Program menjadikan jagung sebagai “primadona“ NTT selalu digaungkan, terlebih pada musim-musim kampanye Pilkada di daerah kami seperti sekarang. Lantas, mengapa jagung?
Secara kultural, orang NTT itu dekat dengan jagung. Tidak asing. Iklim NTT yang lebih banyak panasnya sangat cocok dengan jagung. Jagung dikenal semua warga. Mantan Gubernur NTT alm. Frans Lebu Raya, dalam suatu kesempatan kampanyenya beberapa tahun silam mengemukakan alasan fundamentalnya bahwa jagung adalah makanan lokal khas NTT.
Tidak salah memang. Sebetulnya, jagung memiliki makna dan nilai budaya tradisional di banyak komunitas di NTT. Karena itu, sungguh tepat kalau NTT hendak dibawa dan dibangun menjadi Provinsi Jagung.
Pada tataran ideal, program dan obsesi ini sangat baik. Namun, masih baik pada tataran wacana semata. Masih sebatas program. Jika kita tilik langkah konkret di lapangan, obsesi ini masih sangat jauh. Artinya, program ini masih bagus “di atas kertas”.
Lalu, kapan membumi? Bagaimana membumikannya? Sumber daya manusia (SDM) macam mana yang dapat membumikannya? Inilah pertanyaan-pertanyaan kecil yang sebenarnya bisa menjadi kunci keberhasilan program Provinsi Jagung di NTT.
Galibnya, setiap program hanya bisa berjalan bila didukung oleh perangkat yang mampu dan qualified. Perangkat kerja dengan kualifikasi seperti itulah yang bisa menerjemahkan setiap program menjadi nyata di lapangan. Sehingga tidak bisa dipungkiri, program tersebut selalu menjadi kesimpulan seminar dan diskusi saja.
Apa kendalanya? Di lapangan, berdasarkan pengamatan penulis, program ini tidak didukung oleh perangkat kerja yang bisa diandalkan. Dari hulu sampai hilir dinilai mengalami gagal total. Polemik seperti benih rusak, benih yang tiba terlambat, dan mafia pupuk adalah masalah sederhana namun fatal bagi petani.
Meminta petani menanam jagung, tetapi tidak ada benih? Jagung ditanam terlambat sementara pupuk tidak diberikan, lantas mengharapkan hasil panen yang berlimpah? Nonsense.
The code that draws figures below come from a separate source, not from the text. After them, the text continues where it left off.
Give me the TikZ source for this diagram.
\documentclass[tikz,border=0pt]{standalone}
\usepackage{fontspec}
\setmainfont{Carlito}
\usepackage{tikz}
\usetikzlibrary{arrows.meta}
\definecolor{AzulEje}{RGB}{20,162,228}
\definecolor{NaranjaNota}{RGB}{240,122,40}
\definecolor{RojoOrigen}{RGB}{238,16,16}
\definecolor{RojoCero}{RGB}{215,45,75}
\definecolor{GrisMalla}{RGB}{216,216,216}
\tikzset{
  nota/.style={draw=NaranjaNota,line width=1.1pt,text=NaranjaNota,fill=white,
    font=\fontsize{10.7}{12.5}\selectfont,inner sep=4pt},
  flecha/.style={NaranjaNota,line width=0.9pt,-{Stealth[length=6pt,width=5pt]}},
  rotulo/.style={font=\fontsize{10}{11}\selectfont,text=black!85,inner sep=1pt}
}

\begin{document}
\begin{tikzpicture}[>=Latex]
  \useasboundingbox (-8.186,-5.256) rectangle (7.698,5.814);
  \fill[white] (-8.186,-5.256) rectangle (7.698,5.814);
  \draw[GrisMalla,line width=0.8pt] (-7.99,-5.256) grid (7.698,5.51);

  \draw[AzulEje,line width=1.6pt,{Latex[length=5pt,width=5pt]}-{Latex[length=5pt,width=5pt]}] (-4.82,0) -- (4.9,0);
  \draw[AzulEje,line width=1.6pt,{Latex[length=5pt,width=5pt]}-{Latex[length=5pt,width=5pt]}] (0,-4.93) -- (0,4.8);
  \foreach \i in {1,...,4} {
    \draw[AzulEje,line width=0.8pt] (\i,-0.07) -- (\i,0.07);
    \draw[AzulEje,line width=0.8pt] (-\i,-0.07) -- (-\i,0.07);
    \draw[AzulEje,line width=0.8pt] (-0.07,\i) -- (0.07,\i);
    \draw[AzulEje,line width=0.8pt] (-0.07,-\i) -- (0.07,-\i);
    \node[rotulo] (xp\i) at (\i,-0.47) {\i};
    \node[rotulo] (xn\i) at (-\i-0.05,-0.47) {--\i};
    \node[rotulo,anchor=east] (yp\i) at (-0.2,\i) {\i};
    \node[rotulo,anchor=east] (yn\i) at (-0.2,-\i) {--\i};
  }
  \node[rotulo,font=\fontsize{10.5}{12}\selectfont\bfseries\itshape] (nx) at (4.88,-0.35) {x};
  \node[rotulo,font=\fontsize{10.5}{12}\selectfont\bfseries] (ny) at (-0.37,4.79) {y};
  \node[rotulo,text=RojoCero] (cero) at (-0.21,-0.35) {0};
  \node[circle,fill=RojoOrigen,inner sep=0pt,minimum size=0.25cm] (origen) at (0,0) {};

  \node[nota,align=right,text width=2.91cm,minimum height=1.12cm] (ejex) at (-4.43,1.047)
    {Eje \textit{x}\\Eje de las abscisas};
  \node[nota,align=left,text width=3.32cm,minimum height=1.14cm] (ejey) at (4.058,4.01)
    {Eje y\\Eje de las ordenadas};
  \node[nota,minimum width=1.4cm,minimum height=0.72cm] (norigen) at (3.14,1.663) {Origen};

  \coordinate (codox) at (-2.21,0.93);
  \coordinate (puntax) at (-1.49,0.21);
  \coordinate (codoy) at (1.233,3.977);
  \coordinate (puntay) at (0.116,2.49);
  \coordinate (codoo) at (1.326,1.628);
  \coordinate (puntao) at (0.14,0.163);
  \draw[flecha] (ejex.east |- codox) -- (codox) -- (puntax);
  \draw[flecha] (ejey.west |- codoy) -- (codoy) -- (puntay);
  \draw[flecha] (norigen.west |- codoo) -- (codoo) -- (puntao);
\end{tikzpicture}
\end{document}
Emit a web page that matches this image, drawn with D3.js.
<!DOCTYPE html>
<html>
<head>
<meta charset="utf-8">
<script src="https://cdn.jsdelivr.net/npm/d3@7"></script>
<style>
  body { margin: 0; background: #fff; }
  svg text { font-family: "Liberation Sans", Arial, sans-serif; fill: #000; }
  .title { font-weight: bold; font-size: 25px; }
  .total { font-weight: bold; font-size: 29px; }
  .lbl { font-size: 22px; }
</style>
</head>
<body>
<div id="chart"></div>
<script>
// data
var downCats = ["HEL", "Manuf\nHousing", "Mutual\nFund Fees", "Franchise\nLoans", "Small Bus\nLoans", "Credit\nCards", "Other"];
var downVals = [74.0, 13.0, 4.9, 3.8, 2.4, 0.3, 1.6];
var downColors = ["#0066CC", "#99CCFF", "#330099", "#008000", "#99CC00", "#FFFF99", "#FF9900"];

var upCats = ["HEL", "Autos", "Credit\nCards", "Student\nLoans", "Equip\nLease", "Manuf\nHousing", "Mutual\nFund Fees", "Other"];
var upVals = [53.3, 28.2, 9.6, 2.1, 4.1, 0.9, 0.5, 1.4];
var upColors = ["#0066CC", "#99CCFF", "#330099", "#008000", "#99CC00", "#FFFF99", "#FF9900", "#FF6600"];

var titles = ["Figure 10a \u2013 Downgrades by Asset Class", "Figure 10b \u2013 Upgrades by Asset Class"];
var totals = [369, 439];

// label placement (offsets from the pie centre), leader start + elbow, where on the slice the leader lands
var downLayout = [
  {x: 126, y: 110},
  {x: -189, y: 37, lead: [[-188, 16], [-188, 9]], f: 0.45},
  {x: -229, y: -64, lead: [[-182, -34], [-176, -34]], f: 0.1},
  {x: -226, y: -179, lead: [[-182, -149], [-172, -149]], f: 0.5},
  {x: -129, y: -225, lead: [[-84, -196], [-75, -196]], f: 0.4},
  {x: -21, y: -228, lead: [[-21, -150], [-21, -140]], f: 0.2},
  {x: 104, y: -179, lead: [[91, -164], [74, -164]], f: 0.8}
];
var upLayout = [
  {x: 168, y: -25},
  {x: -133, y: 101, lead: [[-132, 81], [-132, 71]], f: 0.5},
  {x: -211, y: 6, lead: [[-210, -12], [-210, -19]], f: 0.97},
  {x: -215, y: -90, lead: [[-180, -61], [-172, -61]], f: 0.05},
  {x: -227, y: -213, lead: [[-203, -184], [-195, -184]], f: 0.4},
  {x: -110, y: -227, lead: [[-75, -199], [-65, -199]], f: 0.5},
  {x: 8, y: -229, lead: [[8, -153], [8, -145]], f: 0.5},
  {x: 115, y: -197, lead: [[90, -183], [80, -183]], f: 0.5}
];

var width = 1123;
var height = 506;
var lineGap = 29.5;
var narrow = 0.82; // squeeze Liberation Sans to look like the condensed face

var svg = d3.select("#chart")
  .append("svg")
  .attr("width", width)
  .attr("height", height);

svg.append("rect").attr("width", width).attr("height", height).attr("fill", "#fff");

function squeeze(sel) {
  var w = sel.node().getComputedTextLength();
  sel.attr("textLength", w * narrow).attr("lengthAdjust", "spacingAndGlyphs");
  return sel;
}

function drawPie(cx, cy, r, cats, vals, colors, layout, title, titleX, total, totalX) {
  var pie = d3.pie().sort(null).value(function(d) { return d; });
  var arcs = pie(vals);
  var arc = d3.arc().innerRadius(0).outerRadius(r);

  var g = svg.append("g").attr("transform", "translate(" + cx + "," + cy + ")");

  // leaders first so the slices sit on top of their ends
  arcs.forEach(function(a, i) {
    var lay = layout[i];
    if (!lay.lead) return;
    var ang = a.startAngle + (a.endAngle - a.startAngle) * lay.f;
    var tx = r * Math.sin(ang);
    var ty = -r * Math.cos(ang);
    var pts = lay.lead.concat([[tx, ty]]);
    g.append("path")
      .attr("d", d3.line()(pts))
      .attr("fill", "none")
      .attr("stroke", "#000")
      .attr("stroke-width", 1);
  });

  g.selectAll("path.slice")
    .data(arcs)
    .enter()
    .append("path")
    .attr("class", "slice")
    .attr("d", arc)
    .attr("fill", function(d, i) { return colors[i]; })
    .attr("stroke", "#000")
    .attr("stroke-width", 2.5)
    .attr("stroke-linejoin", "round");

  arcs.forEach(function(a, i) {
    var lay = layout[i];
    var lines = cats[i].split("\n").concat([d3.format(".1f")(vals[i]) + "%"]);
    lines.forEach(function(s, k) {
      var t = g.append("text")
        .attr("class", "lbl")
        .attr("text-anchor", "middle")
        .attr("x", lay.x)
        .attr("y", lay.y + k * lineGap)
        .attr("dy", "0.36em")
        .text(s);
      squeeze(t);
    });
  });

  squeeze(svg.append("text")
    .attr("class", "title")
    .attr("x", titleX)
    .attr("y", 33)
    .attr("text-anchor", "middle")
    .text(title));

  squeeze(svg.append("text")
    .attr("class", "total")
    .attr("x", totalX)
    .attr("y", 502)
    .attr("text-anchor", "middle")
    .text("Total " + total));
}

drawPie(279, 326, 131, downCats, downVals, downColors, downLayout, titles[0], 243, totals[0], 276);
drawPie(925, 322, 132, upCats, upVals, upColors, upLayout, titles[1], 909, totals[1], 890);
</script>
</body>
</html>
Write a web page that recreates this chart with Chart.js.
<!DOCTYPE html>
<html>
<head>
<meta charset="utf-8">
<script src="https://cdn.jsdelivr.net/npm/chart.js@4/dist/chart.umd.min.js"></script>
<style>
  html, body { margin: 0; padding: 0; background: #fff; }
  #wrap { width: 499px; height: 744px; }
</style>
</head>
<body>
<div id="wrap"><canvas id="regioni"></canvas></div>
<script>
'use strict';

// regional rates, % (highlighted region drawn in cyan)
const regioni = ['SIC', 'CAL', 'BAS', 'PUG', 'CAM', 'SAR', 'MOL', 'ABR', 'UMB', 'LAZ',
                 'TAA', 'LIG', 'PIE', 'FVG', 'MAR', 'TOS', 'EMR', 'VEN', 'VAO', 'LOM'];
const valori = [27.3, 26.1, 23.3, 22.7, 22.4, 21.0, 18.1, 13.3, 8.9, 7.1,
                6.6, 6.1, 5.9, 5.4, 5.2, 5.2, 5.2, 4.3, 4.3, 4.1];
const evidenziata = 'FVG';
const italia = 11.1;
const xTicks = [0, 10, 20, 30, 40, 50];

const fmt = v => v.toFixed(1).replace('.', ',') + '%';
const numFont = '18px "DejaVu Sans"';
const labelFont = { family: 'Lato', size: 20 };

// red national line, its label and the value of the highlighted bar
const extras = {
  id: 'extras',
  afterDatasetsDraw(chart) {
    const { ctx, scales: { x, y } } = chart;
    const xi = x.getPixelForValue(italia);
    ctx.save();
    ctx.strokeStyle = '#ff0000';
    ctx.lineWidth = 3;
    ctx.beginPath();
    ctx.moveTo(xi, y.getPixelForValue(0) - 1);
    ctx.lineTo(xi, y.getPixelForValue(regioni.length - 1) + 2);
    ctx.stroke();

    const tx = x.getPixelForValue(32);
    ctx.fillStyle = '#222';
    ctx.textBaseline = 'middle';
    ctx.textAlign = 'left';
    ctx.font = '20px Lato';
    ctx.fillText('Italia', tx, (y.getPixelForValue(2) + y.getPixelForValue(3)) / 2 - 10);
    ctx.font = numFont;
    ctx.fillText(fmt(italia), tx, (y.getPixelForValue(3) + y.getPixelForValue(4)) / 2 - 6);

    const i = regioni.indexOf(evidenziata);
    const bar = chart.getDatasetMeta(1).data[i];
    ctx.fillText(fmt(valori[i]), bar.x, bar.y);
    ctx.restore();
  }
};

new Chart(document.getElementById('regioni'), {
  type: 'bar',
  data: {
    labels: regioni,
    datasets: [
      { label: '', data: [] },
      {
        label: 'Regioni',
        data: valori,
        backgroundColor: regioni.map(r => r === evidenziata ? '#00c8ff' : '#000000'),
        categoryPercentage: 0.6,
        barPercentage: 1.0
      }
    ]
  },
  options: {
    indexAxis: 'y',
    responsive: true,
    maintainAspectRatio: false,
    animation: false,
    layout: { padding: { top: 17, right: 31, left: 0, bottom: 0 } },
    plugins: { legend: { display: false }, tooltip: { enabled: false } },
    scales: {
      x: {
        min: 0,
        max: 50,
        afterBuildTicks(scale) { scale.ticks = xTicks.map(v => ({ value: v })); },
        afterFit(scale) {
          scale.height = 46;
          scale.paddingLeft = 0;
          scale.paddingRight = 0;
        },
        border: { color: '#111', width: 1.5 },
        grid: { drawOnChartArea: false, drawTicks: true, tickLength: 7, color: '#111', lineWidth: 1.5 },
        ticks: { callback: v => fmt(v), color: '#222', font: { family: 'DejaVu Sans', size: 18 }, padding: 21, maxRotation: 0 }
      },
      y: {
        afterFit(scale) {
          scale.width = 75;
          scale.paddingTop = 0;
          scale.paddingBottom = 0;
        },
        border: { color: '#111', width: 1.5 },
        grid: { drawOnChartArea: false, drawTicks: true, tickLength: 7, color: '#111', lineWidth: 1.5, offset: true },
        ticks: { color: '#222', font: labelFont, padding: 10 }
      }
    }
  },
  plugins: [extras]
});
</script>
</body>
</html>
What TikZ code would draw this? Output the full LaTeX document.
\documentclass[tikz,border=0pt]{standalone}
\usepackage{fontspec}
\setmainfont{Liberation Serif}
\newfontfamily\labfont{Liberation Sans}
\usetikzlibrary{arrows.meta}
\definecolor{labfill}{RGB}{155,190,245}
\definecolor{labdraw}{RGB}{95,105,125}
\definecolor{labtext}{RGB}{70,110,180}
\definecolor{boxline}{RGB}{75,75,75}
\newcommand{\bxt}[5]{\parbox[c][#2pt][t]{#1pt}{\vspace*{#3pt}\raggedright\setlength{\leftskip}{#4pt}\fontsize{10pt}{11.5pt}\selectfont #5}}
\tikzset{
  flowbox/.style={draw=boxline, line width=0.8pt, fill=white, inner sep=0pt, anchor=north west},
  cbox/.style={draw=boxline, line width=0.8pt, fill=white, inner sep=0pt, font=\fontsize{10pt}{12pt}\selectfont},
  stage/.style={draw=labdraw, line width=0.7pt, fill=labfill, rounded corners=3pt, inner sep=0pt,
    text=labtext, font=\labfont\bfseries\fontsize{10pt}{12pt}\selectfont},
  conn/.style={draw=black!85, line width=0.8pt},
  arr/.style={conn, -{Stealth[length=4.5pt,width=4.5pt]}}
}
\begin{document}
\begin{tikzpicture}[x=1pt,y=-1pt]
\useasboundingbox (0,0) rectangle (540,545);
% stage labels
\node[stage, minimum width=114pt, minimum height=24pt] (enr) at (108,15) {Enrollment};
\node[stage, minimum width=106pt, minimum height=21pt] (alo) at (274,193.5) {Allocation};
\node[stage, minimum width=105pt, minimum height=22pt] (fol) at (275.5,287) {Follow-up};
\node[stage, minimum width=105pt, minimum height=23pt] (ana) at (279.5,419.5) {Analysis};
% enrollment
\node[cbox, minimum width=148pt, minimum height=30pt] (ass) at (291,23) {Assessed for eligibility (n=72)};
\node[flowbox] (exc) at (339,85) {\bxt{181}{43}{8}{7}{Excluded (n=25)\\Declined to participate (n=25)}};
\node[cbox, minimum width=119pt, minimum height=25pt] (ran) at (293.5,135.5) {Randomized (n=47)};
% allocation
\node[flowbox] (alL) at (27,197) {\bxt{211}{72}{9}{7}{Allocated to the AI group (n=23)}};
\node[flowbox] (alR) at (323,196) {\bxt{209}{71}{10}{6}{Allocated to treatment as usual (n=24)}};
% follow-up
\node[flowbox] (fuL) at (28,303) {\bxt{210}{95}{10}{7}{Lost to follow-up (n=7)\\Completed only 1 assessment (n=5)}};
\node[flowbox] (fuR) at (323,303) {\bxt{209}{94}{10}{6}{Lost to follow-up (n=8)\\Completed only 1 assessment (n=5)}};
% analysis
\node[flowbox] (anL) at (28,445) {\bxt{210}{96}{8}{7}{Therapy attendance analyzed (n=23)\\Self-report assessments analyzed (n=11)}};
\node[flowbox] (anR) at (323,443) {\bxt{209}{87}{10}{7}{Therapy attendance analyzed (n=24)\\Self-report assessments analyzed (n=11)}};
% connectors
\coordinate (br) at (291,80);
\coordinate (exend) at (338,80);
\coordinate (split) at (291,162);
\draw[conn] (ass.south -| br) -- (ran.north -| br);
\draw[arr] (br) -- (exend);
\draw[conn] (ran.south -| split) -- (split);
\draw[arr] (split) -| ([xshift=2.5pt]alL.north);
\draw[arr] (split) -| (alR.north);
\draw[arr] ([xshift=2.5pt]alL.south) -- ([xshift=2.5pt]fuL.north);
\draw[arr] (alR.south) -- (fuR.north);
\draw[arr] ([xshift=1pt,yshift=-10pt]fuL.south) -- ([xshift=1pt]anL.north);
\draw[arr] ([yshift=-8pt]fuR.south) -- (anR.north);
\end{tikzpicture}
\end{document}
Jika boleh memberikan masukan, penulis memiliki beberapa langkah solutif seperti demikian:
Pertama, pemerintah segera menempatkan orang-orang yang tepat, paham, punya etos kerja yang mumpuni, serta peduli dengan program pengembangan NTT sebagai Provinsi Jagung ini. Memang, sirkulasi jabatan di pemerintahan selalu memperhatikan banyak variabel, tetapi melalui fit and proper test, sebetulnya bisa ditemukan siapa yang layak berada di garda terdepan untuk mewujudkan rencana besar ini.
Kedua, membuka networking dan menyiapkan pasar. Sebab mengajak petani beramai-ramai menanam jagung tanpa menyiapkan pasar adalah sia-sia. Hendak kemana produksi jagung itu dilemparkan? Mari kita lihat Gorontalo, mereka sebenarnya tidak ada apa-apa kalau disebut sebagai provinsi jagung. Namun, pemerintahnya berhasil mencari pasar.
Seluruh jagung di Sulawesi, bahkan dari luar Sulawesi, dikirim ke luar daerah melalui Gorontalo, sehingga semua jagung diberi label Gorontalo. Akibatnya, Gorontalo menjadi identik dengan jagung dan memegang merek jagung Indonesia. Lalu, bagaimana dengan NTT?
Ketiga, pilot project. Supaya tidak terkesan asal omong, kita butuh pilot project untuk dijadikan contoh. Cari lahan puluhan hektar dan pekerjakan orang untuk menanam jagung. Contoh nyata ini, sangat penting sebagai stimulus untuk melecut semangat petani menanam jagung.
Kira-kira demikian solusi yang penulis tawarkan sebagai bentuk kepedulian untuk merealisasikan wacana Provinsi Jagung ini. Sebab program pemerintah adalah program masyarakat.
Cukup sudah kita mendengar berita seperti benih jagung bermasalah, harga benih di-mark up, benih tiba terlambat di tangan petani, atau mafia pupuk. Kita ingin menjadikan NTT sebagai Provinsi Jagung, mari wujudkan rencana itu bersama-sama!